■ Aim: Return the material exactly as supplied, apart from the pictures, which are omitted.

======== Recorded information ========

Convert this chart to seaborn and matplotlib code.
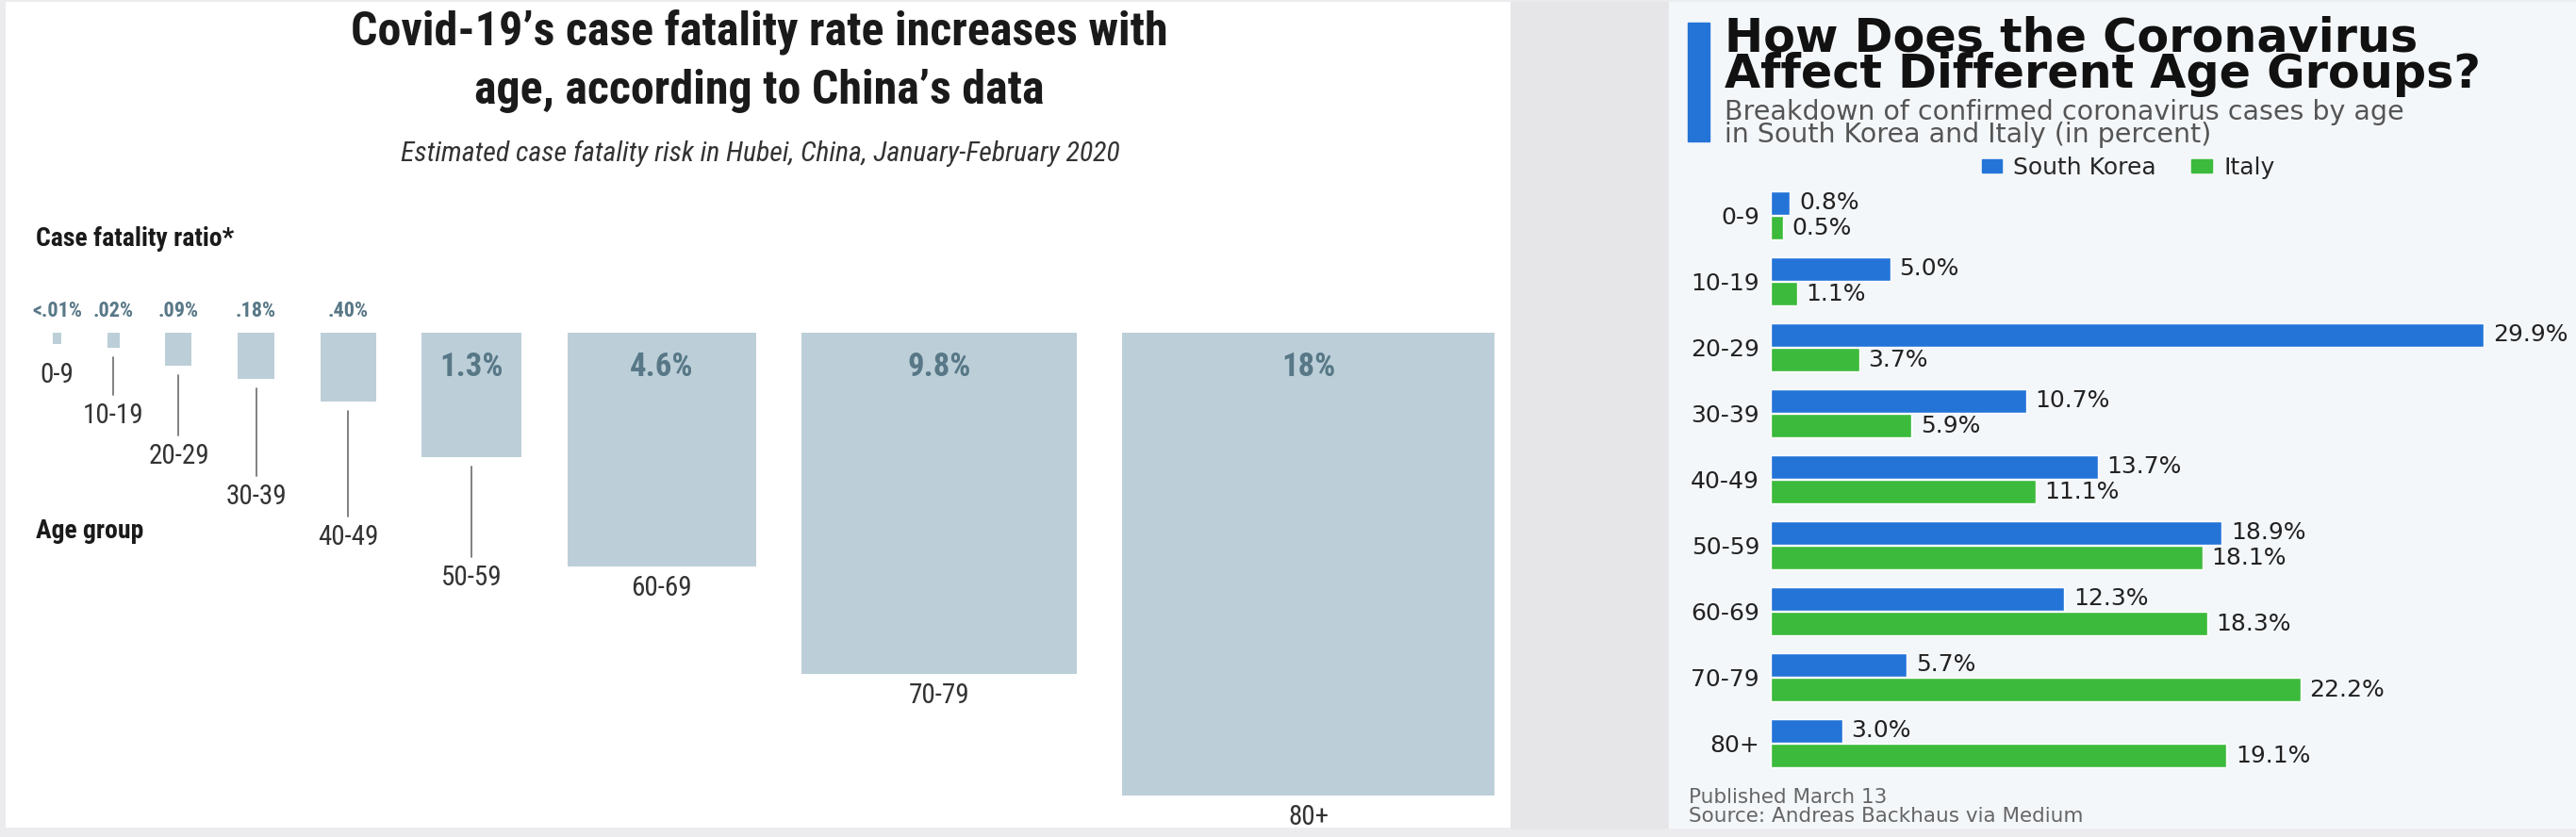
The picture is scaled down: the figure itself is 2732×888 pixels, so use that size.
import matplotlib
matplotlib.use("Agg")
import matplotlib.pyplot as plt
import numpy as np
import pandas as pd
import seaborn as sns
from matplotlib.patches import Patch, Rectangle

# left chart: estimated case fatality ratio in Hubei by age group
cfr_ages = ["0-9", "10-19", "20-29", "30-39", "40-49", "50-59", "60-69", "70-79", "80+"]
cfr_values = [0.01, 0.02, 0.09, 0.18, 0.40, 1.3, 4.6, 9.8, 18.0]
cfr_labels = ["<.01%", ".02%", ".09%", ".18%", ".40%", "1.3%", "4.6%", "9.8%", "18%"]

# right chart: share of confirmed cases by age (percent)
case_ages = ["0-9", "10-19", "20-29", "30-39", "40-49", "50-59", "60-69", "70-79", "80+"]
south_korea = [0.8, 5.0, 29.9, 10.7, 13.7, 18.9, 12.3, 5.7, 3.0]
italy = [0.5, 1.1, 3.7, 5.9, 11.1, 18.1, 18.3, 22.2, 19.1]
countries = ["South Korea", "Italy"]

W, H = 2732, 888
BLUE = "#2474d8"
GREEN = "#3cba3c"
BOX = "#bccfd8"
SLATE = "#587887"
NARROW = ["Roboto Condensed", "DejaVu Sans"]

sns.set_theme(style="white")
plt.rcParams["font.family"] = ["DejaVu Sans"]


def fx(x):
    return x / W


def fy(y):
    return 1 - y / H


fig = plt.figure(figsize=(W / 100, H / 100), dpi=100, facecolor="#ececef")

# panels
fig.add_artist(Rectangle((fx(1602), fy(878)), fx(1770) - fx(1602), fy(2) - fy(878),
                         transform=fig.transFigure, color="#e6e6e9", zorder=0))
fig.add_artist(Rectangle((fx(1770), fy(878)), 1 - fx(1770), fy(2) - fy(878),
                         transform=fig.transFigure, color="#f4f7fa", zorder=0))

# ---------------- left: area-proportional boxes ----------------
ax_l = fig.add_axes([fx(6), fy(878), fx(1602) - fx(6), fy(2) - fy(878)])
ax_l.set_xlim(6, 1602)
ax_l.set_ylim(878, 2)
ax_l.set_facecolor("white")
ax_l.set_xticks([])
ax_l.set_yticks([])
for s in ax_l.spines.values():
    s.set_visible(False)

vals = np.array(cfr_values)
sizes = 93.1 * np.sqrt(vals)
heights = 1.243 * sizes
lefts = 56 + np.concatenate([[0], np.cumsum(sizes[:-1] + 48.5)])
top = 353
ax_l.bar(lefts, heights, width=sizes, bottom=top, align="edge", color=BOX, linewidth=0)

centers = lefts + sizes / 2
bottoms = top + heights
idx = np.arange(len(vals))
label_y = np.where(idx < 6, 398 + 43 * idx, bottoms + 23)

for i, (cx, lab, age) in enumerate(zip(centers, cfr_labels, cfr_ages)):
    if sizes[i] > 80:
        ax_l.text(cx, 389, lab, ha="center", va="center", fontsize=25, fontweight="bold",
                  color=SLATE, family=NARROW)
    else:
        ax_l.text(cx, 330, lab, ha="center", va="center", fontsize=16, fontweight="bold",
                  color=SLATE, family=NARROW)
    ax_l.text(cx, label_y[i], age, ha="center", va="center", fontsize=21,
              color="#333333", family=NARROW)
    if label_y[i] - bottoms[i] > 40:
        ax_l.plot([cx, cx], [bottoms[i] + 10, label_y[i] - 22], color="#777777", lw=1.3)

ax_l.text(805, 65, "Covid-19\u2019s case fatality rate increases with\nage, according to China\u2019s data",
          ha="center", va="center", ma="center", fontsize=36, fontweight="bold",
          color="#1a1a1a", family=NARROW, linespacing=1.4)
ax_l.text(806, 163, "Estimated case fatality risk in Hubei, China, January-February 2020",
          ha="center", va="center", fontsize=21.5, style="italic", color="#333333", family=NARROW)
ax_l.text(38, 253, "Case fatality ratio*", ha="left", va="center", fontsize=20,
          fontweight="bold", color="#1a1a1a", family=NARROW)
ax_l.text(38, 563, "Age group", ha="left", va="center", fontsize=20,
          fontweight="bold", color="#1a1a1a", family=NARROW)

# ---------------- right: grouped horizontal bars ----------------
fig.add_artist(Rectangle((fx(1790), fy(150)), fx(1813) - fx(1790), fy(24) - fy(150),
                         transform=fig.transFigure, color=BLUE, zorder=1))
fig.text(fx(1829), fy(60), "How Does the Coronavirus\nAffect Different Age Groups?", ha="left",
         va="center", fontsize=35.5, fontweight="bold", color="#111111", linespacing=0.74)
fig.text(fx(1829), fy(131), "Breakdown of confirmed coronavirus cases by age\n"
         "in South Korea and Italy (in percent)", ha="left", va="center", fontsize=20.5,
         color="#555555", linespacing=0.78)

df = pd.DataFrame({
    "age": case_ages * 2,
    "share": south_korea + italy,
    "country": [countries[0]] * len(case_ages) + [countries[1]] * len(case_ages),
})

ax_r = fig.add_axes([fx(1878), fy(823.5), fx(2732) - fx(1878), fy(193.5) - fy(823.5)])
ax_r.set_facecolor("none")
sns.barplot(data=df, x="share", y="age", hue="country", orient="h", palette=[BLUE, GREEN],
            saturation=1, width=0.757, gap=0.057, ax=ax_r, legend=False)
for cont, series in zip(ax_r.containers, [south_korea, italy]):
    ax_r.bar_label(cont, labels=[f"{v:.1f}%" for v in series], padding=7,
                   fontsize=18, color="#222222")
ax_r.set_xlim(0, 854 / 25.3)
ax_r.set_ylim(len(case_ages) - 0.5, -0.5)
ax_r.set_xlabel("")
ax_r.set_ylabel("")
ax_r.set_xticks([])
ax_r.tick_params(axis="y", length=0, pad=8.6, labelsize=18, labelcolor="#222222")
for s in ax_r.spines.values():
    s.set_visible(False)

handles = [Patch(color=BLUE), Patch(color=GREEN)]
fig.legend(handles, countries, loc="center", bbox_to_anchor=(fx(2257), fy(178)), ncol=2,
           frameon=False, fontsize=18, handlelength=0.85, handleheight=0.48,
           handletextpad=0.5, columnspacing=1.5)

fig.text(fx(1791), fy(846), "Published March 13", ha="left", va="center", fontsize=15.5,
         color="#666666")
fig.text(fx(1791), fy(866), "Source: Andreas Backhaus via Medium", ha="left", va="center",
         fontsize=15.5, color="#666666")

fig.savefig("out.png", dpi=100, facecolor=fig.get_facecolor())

========

■ Task result:
Convert this chart to seaborn and matplotlib code.
The picture is scaled down: the figure itself is 2732×888 pixels, so use that size.
import matplotlib
matplotlib.use("Agg")
import matplotlib.pyplot as plt
import numpy as np
import pandas as pd
import seaborn as sns
from matplotlib.patches import Patch, Rectangle

# left chart: estimated case fatality ratio in Hubei by age group
cfr_ages = ["0-9", "10-19", "20-29", "30-39", "40-49", "50-59", "60-69", "70-79", "80+"]
cfr_values = [0.01, 0.02, 0.09, 0.18, 0.40, 1.3, 4.6, 9.8, 18.0]
cfr_labels = ["<.01%", ".02%", ".09%", ".18%", ".40%", "1.3%", "4.6%", "9.8%", "18%"]

# right chart: share of confirmed cases by age (percent)
case_ages = ["0-9", "10-19", "20-29", "30-39", "40-49", "50-59", "60-69", "70-79", "80+"]
south_korea = [0.8, 5.0, 29.9, 10.7, 13.7, 18.9, 12.3, 5.7, 3.0]
italy = [0.5, 1.1, 3.7, 5.9, 11.1, 18.1, 18.3, 22.2, 19.1]
countries = ["South Korea", "Italy"]

W, H = 2732, 888
BLUE = "#2474d8"
GREEN = "#3cba3c"
BOX = "#bccfd8"
SLATE = "#587887"
NARROW = ["Roboto Condensed", "DejaVu Sans"]

sns.set_theme(style="white")
plt.rcParams["font.family"] = ["DejaVu Sans"]


def fx(x):
    return x / W


def fy(y):
    return 1 - y / H


fig = plt.figure(figsize=(W / 100, H / 100), dpi=100, facecolor="#ececef")

# panels
fig.add_artist(Rectangle((fx(1602), fy(878)), fx(1770) - fx(1602), fy(2) - fy(878),
                         transform=fig.transFigure, color="#e6e6e9", zorder=0))
fig.add_artist(Rectangle((fx(1770), fy(878)), 1 - fx(1770), fy(2) - fy(878),
                         transform=fig.transFigure, color="#f4f7fa", zorder=0))

# ---------------- left: area-proportional boxes ----------------
ax_l = fig.add_axes([fx(6), fy(878), fx(1602) - fx(6), fy(2) - fy(878)])
ax_l.set_xlim(6, 1602)
ax_l.set_ylim(878, 2)
ax_l.set_facecolor("white")
ax_l.set_xticks([])
ax_l.set_yticks([])
for s in ax_l.spines.values():
    s.set_visible(False)

vals = np.array(cfr_values)
sizes = 93.1 * np.sqrt(vals)
heights = 1.243 * sizes
lefts = 56 + np.concatenate([[0], np.cumsum(sizes[:-1] + 48.5)])
top = 353
ax_l.bar(lefts, heights, width=sizes, bottom=top, align="edge", color=BOX, linewidth=0)

centers = lefts + sizes / 2
bottoms = top + heights
idx = np.arange(len(vals))
label_y = np.where(idx < 6, 398 + 43 * idx, bottoms + 23)

for i, (cx, lab, age) in enumerate(zip(centers, cfr_labels, cfr_ages)):
    if sizes[i] > 80:
        ax_l.text(cx, 389, lab, ha="center", va="center", fontsize=25, fontweight="bold",
                  color=SLATE, family=NARROW)
    else:
        ax_l.text(cx, 330, lab, ha="center", va="center", fontsize=16, fontweight="bold",
                  color=SLATE, family=NARROW)
    ax_l.text(cx, label_y[i], age, ha="center", va="center", fontsize=21,
              color="#333333", family=NARROW)
    if label_y[i] - bottoms[i] > 40:
        ax_l.plot([cx, cx], [bottoms[i] + 10, label_y[i] - 22], color="#777777", lw=1.3)

ax_l.text(805, 65, "Covid-19\u2019s case fatality rate increases with\nage, according to China\u2019s data",
          ha="center", va="center", ma="center", fontsize=36, fontweight="bold",
          color="#1a1a1a", family=NARROW, linespacing=1.4)
ax_l.text(806, 163, "Estimated case fatality risk in Hubei, China, January-February 2020",
          ha="center", va="center", fontsize=21.5, style="italic", color="#333333", family=NARROW)
ax_l.text(38, 253, "Case fatality ratio*", ha="left", va="center", fontsize=20,
          fontweight="bold", color="#1a1a1a", family=NARROW)
ax_l.text(38, 563, "Age group", ha="left", va="center", fontsize=20,
          fontweight="bold", color="#1a1a1a", family=NARROW)

# ---------------- right: grouped horizontal bars ----------------
fig.add_artist(Rectangle((fx(1790), fy(150)), fx(1813) - fx(1790), fy(24) - fy(150),
                         transform=fig.transFigure, color=BLUE, zorder=1))
fig.text(fx(1829), fy(60), "How Does the Coronavirus\nAffect Different Age Groups?", ha="left",
         va="center", fontsize=35.5, fontweight="bold", color="#111111", linespacing=0.74)
fig.text(fx(1829), fy(131), "Breakdown of confirmed coronavirus cases by age\n"
         "in South Korea and Italy (in percent)", ha="left", va="center", fontsize=20.5,
         color="#555555", linespacing=0.78)

df = pd.DataFrame({
    "age": case_ages * 2,
    "share": south_korea + italy,
    "country": [countries[0]] * len(case_ages) + [countries[1]] * len(case_ages),
})

ax_r = fig.add_axes([fx(1878), fy(823.5), fx(2732) - fx(1878), fy(193.5) - fy(823.5)])
ax_r.set_facecolor("none")
sns.barplot(data=df, x="share", y="age", hue="country", orient="h", palette=[BLUE, GREEN],
            saturation=1, width=0.757, gap=0.057, ax=ax_r, legend=False)
for cont, series in zip(ax_r.containers, [south_korea, italy]):
    ax_r.bar_label(cont, labels=[f"{v:.1f}%" for v in series], padding=7,
                   fontsize=18, color="#222222")
ax_r.set_xlim(0, 854 / 25.3)
ax_r.set_ylim(len(case_ages) - 0.5, -0.5)
ax_r.set_xlabel("")
ax_r.set_ylabel("")
ax_r.set_xticks([])
ax_r.tick_params(axis="y", length=0, pad=8.6, labelsize=18, labelcolor="#222222")
for s in ax_r.spines.values():
    s.set_visible(False)

handles = [Patch(color=BLUE), Patch(color=GREEN)]
fig.legend(handles, countries, loc="center", bbox_to_anchor=(fx(2257), fy(178)), ncol=2,
           frameon=False, fontsize=18, handlelength=0.85, handleheight=0.48,
           handletextpad=0.5, columnspacing=1.5)

fig.text(fx(1791), fy(846), "Published March 13", ha="left", va="center", fontsize=15.5,
         color="#666666")
fig.text(fx(1791), fy(866), "Source: Andreas Backhaus via Medium", ha="left", va="center",
         fontsize=15.5, color="#666666")

fig.savefig("out.png", dpi=100, facecolor=fig.get_facecolor())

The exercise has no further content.